To ensure compliance with the GDPR in the project, together with the representatives of the members of the consortium and under the technical assistance of supervisors and data protection officers we prepared a number of deliverables directly related with the GDPR;

Data Protection Impact Assessment: It is a process to help identify and minimise the data protection risks of a project. It;

1. describes the nature, scope, context and purposes of the processing;
2. assesses necessity, proportionality and compliance measures;
3. identifies and assesses risks to individuals; and
4. identifies any additional measures to mitigate those risks.

We used European Data Protection Board (EDPB) Guidelines and the template provided by the UK’s Information Commissioner’s Office to prepare a data protection impact assessment.

Data Processing Agreement: Data controllers need to sign a data processing agreement with data processors prior to processing natural persons’ data. A data processing agreement is a legally binding contract that states the rights and obligations of each party concerning the protection of personal data. Since one of our sub processors is a U.S. based IT company we used standard contractual clauses provided by the European Commission for our data processors/subprocessors.

Transfer Impact Assessment: Transfer Impact Assessment is a written analysis, conducted by a controller or a processor, of the impact that a transfer of personal data to a country outside of the EEA may have on the privacy afforded to the transferred data. The EDPB indicates the following to be necessary components of the transfer impact assessment:

– An analysis of the legislation of the data importer’s country.
– Whether public authorities of the third country may seek access to the data with or without the data importer’s knowledge either via legislation, practice, or reported precedent.
– Whether public authorities of the third country may be able to access the data through the telecommunication providers or communication channels in light of legislation, legal powers, technical, financial, and human resources at their disposal and of reported precedent.

Although no data transfer is envisaged outside the EEA, since one of the subprocessors is a U.S. company a Transfer Impact Assessment was also prepared.

Privacy Notice: A privacy notice explains how your personal data is processed and how it applies data protection principles. According to the GDPR, a privacy notice should have following qualifications (articles 12-14):

– In a concise, transparent, intelligible, and easily accessible form,
– Written in clear and plain language, particularly for any information addressed specifically to a child,
– Delivered in a timely manner,
– Provided free of charge.

ORIENT8 prepared an “IKEA-style” easy to understand privacy notice reinforced with icons and translated to the languages that newcomers widely use. DaPIS (Data Protection Icon Set) is used in the privacy notice. DAPIS is created by CIRSFID, Università di Bologna and Accademia di Belle Arti di Bologna.

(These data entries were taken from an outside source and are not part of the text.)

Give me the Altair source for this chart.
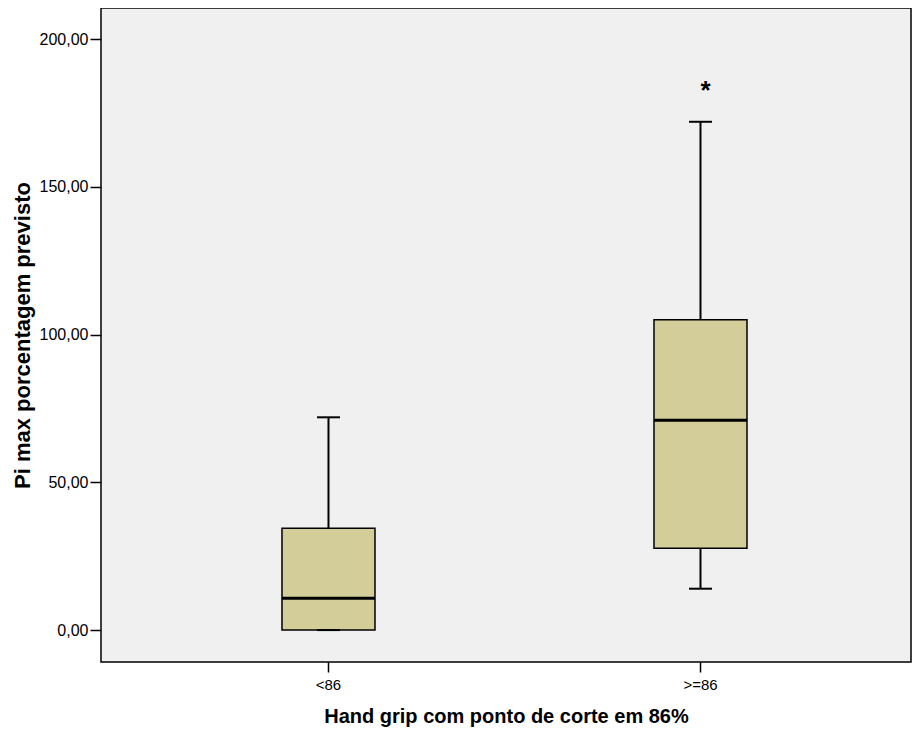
import altair as alt
import pandas as pd

groups = ["<86", ">=86"]
mins = [0.0, 14.0]
q1s = [0.0, 27.7]
medians = [10.8, 71.0]
q3s = [34.5, 105.0]
maxs = [72.0, 172.0]
outlier_groups = [">=86"]
outlier_values = [183.0]

df = pd.DataFrame({"g": groups, "lo": mins, "q1": q1s, "med": medians, "q3": q3s, "hi": maxs})
out = pd.DataFrame({"g": outlier_groups, "v": outlier_values, "s": ["*"] * len(outlier_values)})

xscale = alt.Scale(domain=groups, paddingInner=0.75, paddingOuter=0.4637, align=0.5246)
yscale = alt.Scale(domain=[-10.8, 210.5], nice=False, zero=False)

xaxis = alt.Axis(title="Hand grip com ponto de corte em 86%", labelAngle=0, tickSize=10,
                 tickColor="black", tickWidth=1.5, domain=False, labelFontSize=15,
                 labelColor="black", labelFont="Liberation Sans", labelPadding=5,
                 titleFont="Liberation Sans", titleFontSize=20, titleFontWeight="bold",
                 titleColor="black", titlePadding=14)
yaxis = alt.Axis(title="Pi max porcentagem previsto", values=[0, 50, 100, 150, 200],
                 labelExpr="replace(format(datum.value, '.2f'), '.', ',')",
                 tickSize=11, tickColor="black", tickWidth=1.5, domain=False, grid=False,
                 labelFontSize=16, labelColor="black", labelFont="Liberation Sans", labelPadding=2,
                 titleFont="Liberation Sans", titleFontSize=22, titleFontWeight="bold",
                 titleColor="black", titlePadding=5)

base = alt.Chart(df).encode(x=alt.X("g:N", scale=xscale, axis=xaxis, sort=groups))

upper = base.mark_rule(color="black", strokeWidth=2).encode(
    y=alt.Y("q3:Q", scale=yscale, axis=yaxis), y2="hi:Q")
lower = base.mark_rule(color="black", strokeWidth=2).encode(y=alt.Y("lo:Q"), y2="q1:Q")
box = base.mark_bar(fill="#D3CE99", stroke="black", strokeWidth=1.5, opacity=1).encode(
    y=alt.Y("q1:Q"), y2="q3:Q")
med = base.mark_tick(color="black", size=93, thickness=3, orient="horizontal", opacity=1).encode(
    y=alt.Y("med:Q"))
cap_hi = base.mark_tick(color="black", size=23, thickness=2, orient="horizontal", opacity=1).encode(
    y=alt.Y("hi:Q"))
cap_lo = base.mark_tick(color="black", size=23, thickness=2, orient="horizontal", opacity=1).encode(
    y=alt.Y("lo:Q"))
star = alt.Chart(out).mark_text(fontSize=26, fontWeight="bold", font="Liberation Sans",
                                 color="black", baseline="middle", dy=2, dx=5).encode(
    x=alt.X("g:N", scale=xscale, sort=groups), y=alt.Y("v:Q"), text="s:N")

chart = alt.layer(upper, lower, box, med, cap_hi, cap_lo, star).properties(
    width=810, height=654, autosize="none",
    padding={"left": 93, "top": 0, "right": 1, "bottom": 65},
    background="white",
).configure_view(fill="#F0F0F0", stroke="black", strokeWidth=1.5)

chart.save("out.html", embed_options={"renderer": "svg", "actions": False})
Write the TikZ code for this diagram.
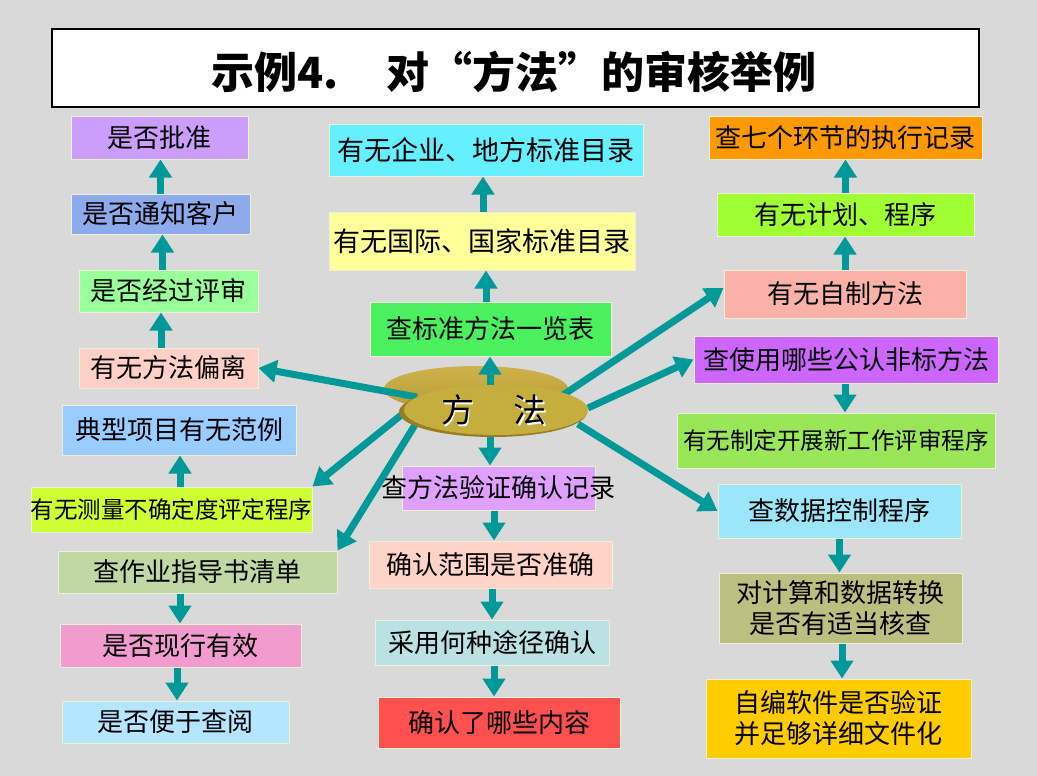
\documentclass[tikz,border=0pt]{standalone}
\usepackage{fontspec}
\setmainfont{Noto Sans CJK SC}
\usetikzlibrary{arrows.meta}
\definecolor{bg}{RGB}{217,217,217}
\definecolor{tealarr}{RGB}{0,153,153}
\definecolor{boxline}{RGB}{236,240,212}
\definecolor{cL1}{RGB}{204,158,252}
\definecolor{cL2}{RGB}{140,170,236}
\definecolor{cL3}{RGB}{153,255,153}
\definecolor{cL4}{RGB}{255,208,200}
\definecolor{cL5}{RGB}{153,204,255}
\definecolor{cL6}{RGB}{206,255,51}
\definecolor{cL7}{RGB}{191,216,164}
\definecolor{cL8}{RGB}{241,155,207}
\definecolor{cL9}{RGB}{180,230,255}
\definecolor{cC1}{RGB}{100,240,255}
\definecolor{cC2}{RGB}{255,255,153}
\definecolor{cC3}{RGB}{74,240,94}
\definecolor{cC4}{RGB}{224,160,255}
\definecolor{cC5}{RGB}{255,211,200}
\definecolor{cC6}{RGB}{187,226,226}
\definecolor{cC7}{RGB}{255,80,80}
\definecolor{cR1}{RGB}{255,153,0}
\definecolor{cR2}{RGB}{160,255,51}
\definecolor{cR3}{RGB}{250,178,168}
\definecolor{cR4}{RGB}{204,102,255}
\definecolor{cR5}{RGB}{153,230,88}
\definecolor{cR6}{RGB}{155,230,248}
\definecolor{cR7}{RGB}{187,191,128}
\definecolor{cR8}{RGB}{255,204,0}
\definecolor{discback}{RGB}{184,154,52}
\definecolor{discbackhi}{RGB}{206,178,74}
\definecolor{discfront}{RGB}{198,174,62}
\definecolor{discrim}{RGB}{150,126,38}
\tikzset{
  box/.style={draw=boxline, line width=1pt, inner sep=0pt, align=center,
    font=\fontsize{26}{31}\selectfont},
  arr/.style={draw=tealarr, line width=7pt, -{Triangle[width=22pt,length=18pt]}},
}
\begin{document}
\begin{tikzpicture}[x=1pt,y=-1pt]
\fill[bg] (0,0) rectangle (1037,776);
\useasboundingbox (0,0) rectangle (1037,776);
% title
\node[draw=black, line width=1.2pt, fill=white, minimum width=927pt, minimum height=78pt] (T) at (515.5,68) {};
\node[font=\fontsize{43}{46}\selectfont\bfseries] (TT) at (514,72) {示例4.\hspace{48pt}对“方法”的审核举例};
% left column
\node[box, fill=cL1, minimum width=177pt, minimum height=43pt] (L1) at (159.5,137.5) {是否批准};
\node[box, fill=cL2, minimum width=179pt, minimum height=40pt] (L2) at (160.5,214) {是否通知客户};
\node[box, fill=cL3, minimum width=179pt, minimum height=42pt] (L3) at (168.5,291) {是否经过评审};
\node[box, fill=cL4, minimum width=179pt, minimum height=40pt] (L4) at (168.5,368) {有无方法偏离};
\node[box, fill=cL5, minimum width=234pt, minimum height=50pt] (L5) at (179,430) {典型项目有无范例};
\node[box, fill=cL6, minimum width=281pt, minimum height=45pt, font=\fontsize{23.5}{28}\selectfont] (L6) at (171.5,509.5) {\makebox[281pt][c]{有无测量不确定度评定程序}};
\node[box, fill=cL7, minimum width=279pt, minimum height=42pt] (L7) at (197.5,572) {查作业指导书清单};
\node[box, fill=cL8, minimum width=241pt, minimum height=43pt] (L8) at (180.5,645.5) {是否现行有效};
\node[box, fill=cL9, minimum width=227pt, minimum height=42pt] (L9) at (175.5,722) {是否便于查阅};
% centre column
\node[box, fill=cC1, minimum width=314pt, minimum height=52pt, font=\fontsize{27}{32}\selectfont] (C1) at (486,150) {有无企业、地方标准目录};
\node[box, fill=cC2, minimum width=306pt, minimum height=58pt, font=\fontsize{27}{32}\selectfont] (C2) at (482,241) {有无国际、国家标准目录};
\node[box, fill=cC3, minimum width=241pt, minimum height=54pt] (C3) at (490.5,329) {查标准方法一览表};
\node[box, fill=cC4, minimum width=193pt, minimum height=44pt] (C4) at (498.5,488) {\makebox[193pt][c]{查方法验证确认记录}};
\node[box, fill=cC5, minimum width=243pt, minimum height=47pt] (C5) at (490.5,564.5) {确认范围是否准确};
\node[box, fill=cC6, minimum width=234pt, minimum height=45pt] (C6) at (492,642.5) {采用何种途径确认};
\node[box, fill=cC7, minimum width=242pt, minimum height=51pt] (C7) at (499,722.5) {确认了哪些内容};
% right column
\node[box, fill=cR1, minimum width=273pt, minimum height=43pt] (R1) at (845.5,137.5) {查七个环节的执行记录};
\node[box, fill=cR2, minimum width=257pt, minimum height=43pt] (R2) at (845.5,214.5) {有无计划、程序};
\node[box, fill=cR3, minimum width=242pt, minimum height=48pt] (R3) at (845,294) {有无自制方法};
\node[box, fill=cR4, minimum width=304pt, minimum height=47pt] (R4) at (846,359.5) {查使用哪些公认非标方法};
\node[box, fill=cR5, minimum width=318pt, minimum height=55pt, font=\fontsize{23.5}{28}\selectfont] (R5) at (836,440.5) {有无制定开展新工作评审程序};
\node[box, fill=cR6, minimum width=243pt, minimum height=54pt] (R6) at (839.5,511) {查数据控制程序};
\node[box, fill=cR7, minimum width=243pt, minimum height=70pt] (R7) at (840.5,608) {对计算和数据转换\\是否有适当核查};
\node[box, fill=cR8, minimum width=265pt, minimum height=79pt] (R8) at (838.5,718.5) {自编软件是否验证\\并足够详细文件化};
% column arrows
\draw[arr] ([xshift=-7.5pt]L4.north) -- ([xshift=-7.5pt]L4.north |- L3.south);
\draw[arr] ([xshift=-6pt]L3.north) -- ([xshift=-6pt]L3.north |- L2.south);
\draw[arr] (L2.north) -- (L2.north |- L1.south);
\draw[arr] ([xshift=8.5pt]L6.north) -- ([xshift=8.5pt]L6.north |- L5.south);
\draw[arr] ([xshift=-17.5pt]L7.south) -- ([xshift=-17.5pt]L7.south |- L8.north);
\draw[arr] ([xshift=-3.5pt]L8.south) -- ([xshift=-3.5pt]L8.south |- L9.north);
\draw[arr] ([xshift=-4.5pt]C3.north) -- ([xshift=-4.5pt]C3.north |- C2.south);
\draw[arr] ([xshift=1pt]C2.north) -- ([xshift=1pt]C2.north |- C1.south);
\draw[arr] ([xshift=-4.5pt]C4.south) -- ([xshift=-4.5pt]C4.south |- C5.north);
\draw[arr] ([xshift=1.5pt]C5.south) -- ([xshift=1.5pt]C5.south |- C6.north);
\draw[arr] ([xshift=2pt]C6.south) -- ([xshift=2pt]C6.south |- C7.north);
\draw[arr] (R3.north) -- (R3.north |- R2.south);
\draw[arr] (R2.north) -- (R2.north |- R1.south);
\draw[arr] ([xshift=-1pt]R4.south) -- ([xshift=-1pt]R4.south |- R5.north);
\draw[arr] (R6.south) -- (R6.south |- R7.north);
\draw[arr] ([xshift=1.5pt]R7.south) -- ([xshift=1.5pt]R7.south |- R8.north);
% central disc (back)
\shade[top color=discbackhi, bottom color=discback] (476,389) ellipse [x radius=92pt, y radius=23pt];
% radial arrows
\coordinate (tL4) at (417,397);
\coordinate (tL6) at (405,412);
\coordinate (tL7) at (418,420);
\coordinate (tC3) at (490,390);
\coordinate (tC4) at (490,430);
\coordinate (tR3) at (563,395);
\coordinate (tR4) at (588,408);
\coordinate (tR6) at (578,424);
\draw[arr] (tL4) -- (L4.east);
\draw[arr] (tL6) -- (L6.north east);
\draw[arr] (tL7) -- (L7.north east);
\draw[arr] (tC3) -- (tC3 |- C3.south);
\draw[arr] (tC4) -- (tC4 |- C4.north);
\draw[arr] (tR3) -- ([yshift=6pt]R3.west);
\draw[arr] (tR4) -- (R4.west);
\draw[arr] (tR6) -- (R6.west);
% central disc (front)
\fill[discrim] (493,412) ellipse [x radius=94pt, y radius=25pt];
\fill[discfront] (496,410) ellipse [x radius=92pt, y radius=25pt];
\node[white, font=\fontsize{33}{36}\selectfont] (Ms) at (495.5,411.5) {方\hspace{40pt}法};
\node[black, font=\fontsize{33}{36}\selectfont] (M) at (494,410) {方\hspace{40pt}法};
\end{tikzpicture}
\end{document}
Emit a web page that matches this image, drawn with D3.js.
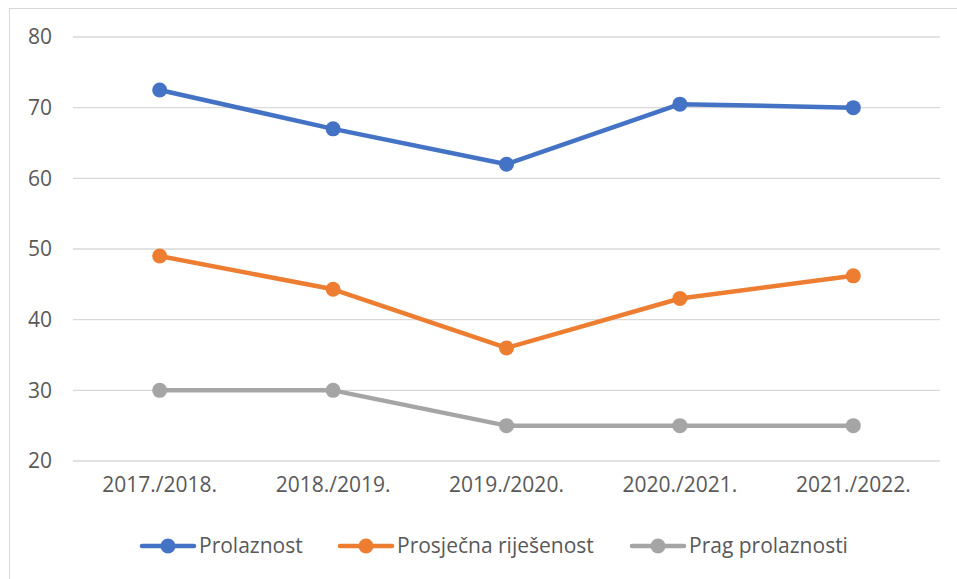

Consent Text: According to article 4 of the GDPR; “consent of the data subject means any freely given, specific, informed and unambiguous indication of the data subject’s wishes by which he or she, by a statement or by a clear affirmative action, signifies agreement to the processing of personal data relating to him or her”. We prepared a clear, simple, easy to understand consent note for all participants of the project in their mother tongue to be signed prior to processing their personal data. Thus, our legal basis in the project is consent, within the remits of GDPR.

Many projects like ORIENT8 co-funded by the European Union process personal data in some way or other. Privacy and security is thus becoming more and more important. It is not only an ethics responsibility but rather a legal obligation to design all tasks which involve personal data processing in compliance with GDPR and to have data protection in mind (GDPR by design and default). Data privacy and security is a dynamic field and every technological breakthrough has either direct or indirect effect on privacy and security. Legislation is also being adapted. So do the actions.